Na segunda parte de sua apresentação, Wlamyra Albuquerque propôs uma investigação acerca das origens e razões para o surgimento da ideia de raças humanas. Ela aponta estudos que sinalizam os conceitos de nação e raça como sobrepostos e dados pela genealogia na Inglaterra do século XVII, citando estudos de Michael Banton. “A ideia do negro como escravo é uma construção que se dá ao longo do tempo nas sociedades escravistas”, afirma.

No Brasil, conforme avalia a professora, populações tão diferentes entre si foram agrupadas enquanto negros. Ela falou sobre o debate de projetos nacionais após a independência da colônia em relação à Portugal e a formação do estado brasileiro. “O Brasil se constitui como uma nação com uma separação muito clara do que é nação, povo e populações”, avalia Wlamyra, sinalizando que índios e negros não eram vistos como cidadãos plenos de direitos, inclusive sendo segregados espacialmente e impedidos de ter acesso à educação. Até mesmo o pensamento de estancar o escravismo no Brasil não contemplava, necessariamente, a ideia de igualdade racial. O racismo científico e a ideia de raça como algo biológico sustentou todo um plano de desigualdade, conforme explica a professora.

Ela destacou Manoel Quirino, Ismael Ribeiro e Domingos da Silva, homens negros que contribuíram, a partir da Bahia, com o debate sobre projetos para a fundação da república após a abolição no Brasil, em 1888, e estiveram entre os poucos os que incluíram a igualdade racial em suas pautas. Wlamyra resgatou ainda a citação de uma crônica de Lima Barreto, em que o autor questiona: “Se a feição, o peso, a forma do crânio nada denotam quanto a inteligência e o vigor mental entre indivíduos da raça branca, porque excomungar o negro?”

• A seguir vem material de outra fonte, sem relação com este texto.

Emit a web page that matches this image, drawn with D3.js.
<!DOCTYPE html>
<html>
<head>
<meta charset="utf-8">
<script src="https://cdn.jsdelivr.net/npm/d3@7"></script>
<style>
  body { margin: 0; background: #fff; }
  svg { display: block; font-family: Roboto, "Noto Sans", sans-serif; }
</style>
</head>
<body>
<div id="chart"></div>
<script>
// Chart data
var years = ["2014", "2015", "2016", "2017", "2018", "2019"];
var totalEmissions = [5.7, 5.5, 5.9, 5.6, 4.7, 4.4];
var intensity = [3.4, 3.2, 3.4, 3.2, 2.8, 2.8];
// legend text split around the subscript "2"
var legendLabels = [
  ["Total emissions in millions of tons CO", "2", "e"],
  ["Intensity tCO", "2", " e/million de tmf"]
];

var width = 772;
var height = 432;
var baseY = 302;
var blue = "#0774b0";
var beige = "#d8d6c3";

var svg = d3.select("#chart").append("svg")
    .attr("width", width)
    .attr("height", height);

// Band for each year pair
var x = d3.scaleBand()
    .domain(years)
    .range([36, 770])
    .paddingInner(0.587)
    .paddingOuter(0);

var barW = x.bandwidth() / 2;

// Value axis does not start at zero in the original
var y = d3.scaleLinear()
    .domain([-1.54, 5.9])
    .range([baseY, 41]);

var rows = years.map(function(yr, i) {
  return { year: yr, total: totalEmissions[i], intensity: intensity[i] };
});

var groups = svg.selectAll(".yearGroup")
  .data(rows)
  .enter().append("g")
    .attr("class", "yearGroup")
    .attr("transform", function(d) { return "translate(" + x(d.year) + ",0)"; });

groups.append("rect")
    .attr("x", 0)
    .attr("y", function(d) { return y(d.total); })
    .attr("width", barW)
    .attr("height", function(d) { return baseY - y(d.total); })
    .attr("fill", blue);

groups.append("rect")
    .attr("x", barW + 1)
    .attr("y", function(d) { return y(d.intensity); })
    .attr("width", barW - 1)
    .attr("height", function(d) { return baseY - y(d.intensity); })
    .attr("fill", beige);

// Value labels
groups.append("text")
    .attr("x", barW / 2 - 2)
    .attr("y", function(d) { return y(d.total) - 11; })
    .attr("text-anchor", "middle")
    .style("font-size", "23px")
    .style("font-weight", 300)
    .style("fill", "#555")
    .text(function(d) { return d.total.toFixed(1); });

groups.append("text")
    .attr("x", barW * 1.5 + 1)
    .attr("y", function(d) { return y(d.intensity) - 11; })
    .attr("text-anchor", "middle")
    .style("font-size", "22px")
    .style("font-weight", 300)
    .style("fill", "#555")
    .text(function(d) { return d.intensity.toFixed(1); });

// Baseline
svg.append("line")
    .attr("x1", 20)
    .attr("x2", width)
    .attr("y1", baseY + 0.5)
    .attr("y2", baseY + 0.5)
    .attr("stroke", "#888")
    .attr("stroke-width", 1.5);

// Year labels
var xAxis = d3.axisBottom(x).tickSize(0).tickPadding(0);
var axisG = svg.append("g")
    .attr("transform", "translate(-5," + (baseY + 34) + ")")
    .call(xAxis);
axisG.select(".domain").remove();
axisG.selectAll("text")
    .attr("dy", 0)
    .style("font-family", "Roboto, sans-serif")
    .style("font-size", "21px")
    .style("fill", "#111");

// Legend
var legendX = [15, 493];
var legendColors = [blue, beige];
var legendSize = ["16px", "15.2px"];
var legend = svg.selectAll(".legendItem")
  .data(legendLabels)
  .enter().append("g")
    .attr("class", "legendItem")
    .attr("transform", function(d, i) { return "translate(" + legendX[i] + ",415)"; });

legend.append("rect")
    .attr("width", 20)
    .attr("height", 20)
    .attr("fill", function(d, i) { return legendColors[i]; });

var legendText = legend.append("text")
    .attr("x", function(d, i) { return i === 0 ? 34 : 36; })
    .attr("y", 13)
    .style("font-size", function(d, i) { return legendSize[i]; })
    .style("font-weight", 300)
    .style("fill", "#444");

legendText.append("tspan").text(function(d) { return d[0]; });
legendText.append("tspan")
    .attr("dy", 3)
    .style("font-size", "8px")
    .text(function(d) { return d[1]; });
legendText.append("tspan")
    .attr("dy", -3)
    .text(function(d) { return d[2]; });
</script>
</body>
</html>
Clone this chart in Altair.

A professora questiona qual é o sentido político de justificar a desigualdade racial e acredita que há um empreendimento político no sentido de manter essa desigualdade. Ela lembra que o próprio estado brasileiro sabotou diversas possibilidades de educação após a abolição para população escravizada .”Não foi uma falha. Foi um projeto político. O estado brasileiro foi constituído a partir do racismo”. E finalizou desejando “que o racismo não seja mais a lógica que nos estruture”: “O estado precisa ser antirracista para desmontar essa lógica.”